Given the amount of detail provided, that seems an utterly reasonable thing to have done. If the SNP wanted them to do otherwise, they should have provided more information in the manifesto. (Incidentally, Business Insider approached the SNP for additional details on policy costings and the economic assumptions underlying its manifesto last week but at the time of writing have not heard back.)
It is hard to see how the assumptions on GDP growth or revenues from tax changes could credibly differ that much from those used by the other parties, however, so it’s unlikely that additional detail would shift the IFS’s forecasts by all that much.
But the argument gets even weirder. Salmond continues:
…and they committed a gross unfairness of suggesting Tory, Labour and Liberal estimates from revenue on tax clampdowns were “made up” — but then counted them in for the Westminster parties but not for the SNP!
This one has us at Business Insider scratching our heads. Here’s what the IFS has to say on the subject of tax avoidance clampdowns:
Unlike the other three parties, the SNP have not factored into their main plans any revenue increase from anti-avoidance measures. Like the other parties, they have said that they believe revenues could be increased further by clamping down on anti-avoidance,but have not targeted a specific figure for this nor used any of these unspecified savings to ‘pay for’ other policies, which the other parties have. If revenues could be boosted by clamping down on tax avoidance, this would increase revenues under the SNP policies…and, consequently, reduce borrowing below [the forecast] or provide them with scope to cut other taxes or to increase spending. Overall, this approach to revenues raised from tax avoidance is more sensible than that employed by the other parties.

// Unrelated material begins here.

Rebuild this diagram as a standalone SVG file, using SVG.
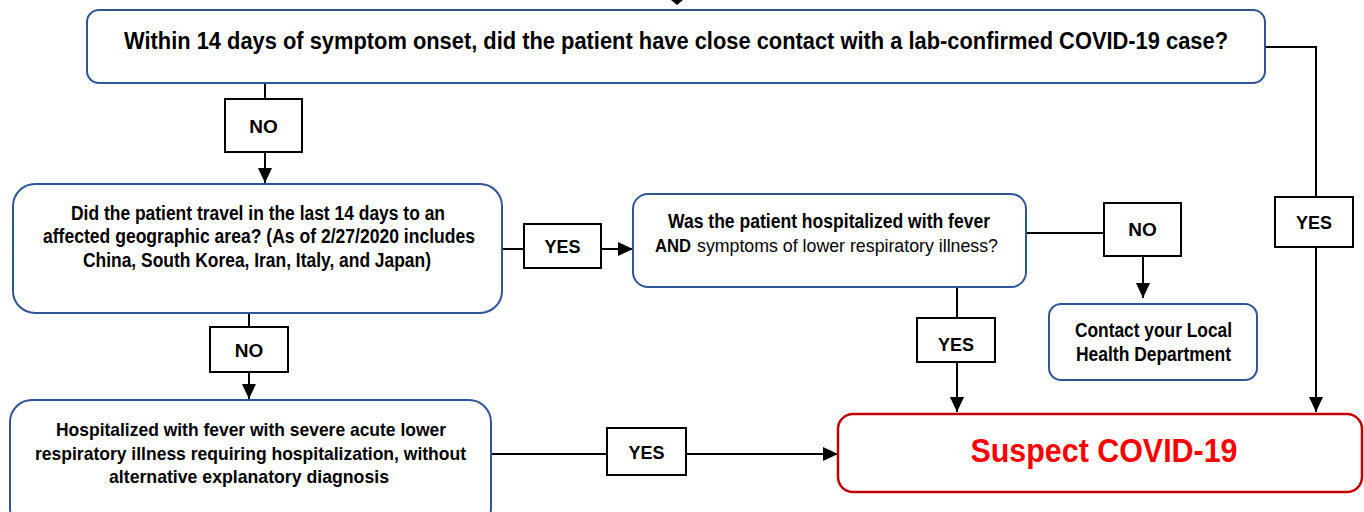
<svg xmlns="http://www.w3.org/2000/svg" width="1364" height="512" viewBox="0 0 1364 512">
<defs>
<style>
.node{fill:#fff;stroke:#2F5597;stroke-width:2}
.red{fill:#fff;stroke:#C00000;stroke-width:2.5}
.lbl{fill:#fff;stroke:#000;stroke-width:2}
.conn{fill:none;stroke:#000;stroke-width:2}
text{font-family:"Liberation Sans Narrow","Liberation Sans",Arial,sans-serif;font-weight:bold;fill:#000}
.t{text-anchor:middle;font-size:19.5px}
.lt{text-anchor:middle;font-size:19px}
.reg{font-weight:normal}
</style>
<marker id="ah" viewBox="0 0 15 14" refX="15" refY="7" markerWidth="7.5" markerHeight="7" markerUnits="strokeWidth" orient="auto">
<path d="M0,0 L15,7 L0,14 z" fill="#000"/>
</marker>
</defs>
<rect width="1364" height="512" fill="#fff"/>

<g id="connectors">
<polygon points="671,0 683,0 677,5" fill="#000"/>
<path class="conn" d="M265,84 V183" marker-end="url(#ah)"/>
<path class="conn" d="M503,249 H633" marker-end="url(#ah)"/>
<path class="conn" d="M1026,233 H1143 V298" marker-end="url(#ah)"/>
<path class="conn" d="M957,287 V412" marker-end="url(#ah)"/>
<path class="conn" d="M1265,47 H1316 V412" marker-end="url(#ah)"/>
<path class="conn" d="M249,314 V399" marker-end="url(#ah)"/>
<path class="conn" d="M492,454 H838" marker-end="url(#ah)"/>
<g id="label-no1"><rect class="lbl" x="225" y="99" width="77" height="53"/><text class="lt" x="263.5" y="133">NO</text></g>
<g id="label-yes1"><rect class="lbl" x="524" y="224" width="77" height="44"/><text class="lt" x="562.5" y="253" textLength="36" lengthAdjust="spacingAndGlyphs">YES</text></g>
<g id="label-no2"><rect class="lbl" x="1104" y="203" width="77" height="53"/><text class="lt" x="1142.5" y="236">NO</text></g>
<g id="label-yes2"><rect class="lbl" x="917" y="318" width="78" height="44"/><text class="lt" x="956" y="351" textLength="36" lengthAdjust="spacingAndGlyphs">YES</text></g>
<g id="label-yes3"><rect class="lbl" x="1275" y="197" width="78" height="50"/><text class="lt" x="1314" y="229" textLength="36" lengthAdjust="spacingAndGlyphs">YES</text></g>
<g id="label-no3"><rect class="lbl" x="210" y="327" width="78" height="45"/><text class="lt" x="249" y="357">NO</text></g>
<g id="label-yes4"><rect class="lbl" x="607" y="428" width="79" height="47"/><text class="lt" x="646.5" y="459" textLength="36" lengthAdjust="spacingAndGlyphs">YES</text></g>
</g>

<g id="node-contact-case">
<rect class="node" x="87" y="10" width="1178" height="73" rx="12"/>
<text class="t" style="font-size:23px" x="676" y="48.5" textLength="1104" lengthAdjust="spacingAndGlyphs">Within 14 days of symptom onset, did the patient have close contact with a lab-confirmed COVID-19 case?</text>
</g>

<g id="node-travel">
<rect class="node" x="13" y="184" width="489" height="129" rx="22"/>
<text class="t" x="258" y="219.5" textLength="374" lengthAdjust="spacingAndGlyphs">Did the patient travel in the last 14 days to an</text>
<text class="t" x="259" y="243" textLength="432" lengthAdjust="spacingAndGlyphs">affected geographic area? (As of 2/27/2020 includes</text>
<text class="t" x="257" y="266.5" textLength="348" lengthAdjust="spacingAndGlyphs">China, South Korea, Iran, Italy, and Japan)</text>
</g>

<g id="node-hospitalized">
<rect class="node" x="633" y="194" width="393" height="93" rx="15"/>
<text class="t" style="font-size:20px" x="829" y="227.5" textLength="322" lengthAdjust="spacingAndGlyphs">Was the patient hospitalized with fever</text>
<text style="font-size:19px" x="655" y="252" textLength="36" lengthAdjust="spacingAndGlyphs">AND</text>
<text class="reg" style="font-size:19px" x="697" y="252" textLength="301" lengthAdjust="spacingAndGlyphs">symptoms of lower respiratory illness?</text>
</g>

<g id="node-local-health">
<rect class="node" x="1049" y="304" width="208" height="76" rx="12"/>
<text class="t" style="font-size:20px" x="1153.5" y="336.5" textLength="157" lengthAdjust="spacingAndGlyphs">Contact your Local</text>
<text class="t" style="font-size:20px" x="1153.5" y="360.5" textLength="155" lengthAdjust="spacingAndGlyphs">Health Department</text>
</g>

<g id="node-severe">
<rect class="node" x="10" y="400" width="481" height="130" rx="22"/>
<text class="t" style="font-size:19px" x="251" y="435.5" textLength="390" lengthAdjust="spacingAndGlyphs">Hospitalized with fever with severe acute lower</text>
<text class="t" style="font-size:19px" x="250.5" y="459.5" textLength="431" lengthAdjust="spacingAndGlyphs">respiratory illness requiring hospitalization, without</text>
<text class="t" style="font-size:19px" x="249" y="483" textLength="280" lengthAdjust="spacingAndGlyphs">alternative explanatory diagnosis</text>
</g>

<g id="node-suspect">
<rect class="red" x="838" y="414" width="524" height="78" rx="15"/>
<text x="1104" y="462" style="font-size:34px;fill:#FF0000;text-anchor:middle" textLength="267" lengthAdjust="spacingAndGlyphs">Suspect COVID-19</text>
</g>
</svg>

So Salmond disagrees with the sensible position taken by his party on tax avoidance, and appears to take issue with the IFS’s own caveat that, if they succeeded in raising money through anti-tax avoidance measures, it could allow them to spend more than the current plans imply. Which all seems rather odd.
Lastly, the former SNP leader says the IFS have put numbers before people. He claims the “tax-and-spend process” ignores the distributional aspect of policies — who the taxes and spending are actually targeted at. In their world, he says, “a tax cut for millionaires carries the same clout as pay increase for low-paid workers”.
Yet again, this criticism is a strange one. The IFS make absolutely clear that “of all the parties, the SNP have set out the most substantial package of increases in social security spending”, which is to say that welfare spending would be most protected under the nationalists’ plans. But there is a cost to this.
In order to hit its stated intention of reducing the deficit in every year of the next parliament, they would have to mete out higher cuts to departmental spending to compensate for their higher welfare spend, especially in the last year of the next parliament. Here’s how that looks:
Salmond might believe that this is a more equitable way of sharing the pain of austerity (and many would agree with him). But to state, as he does, that the SNP is “the only major party pledged to increase rather than decrease public spending” does not really hold up.
Perhaps I’m wrong, and this confusion will all be cleared up with some more detail from the SNP on how they will meet their pledges. As it stands, however, it is difficult to square Salmond’s case with his own party’s manifesto.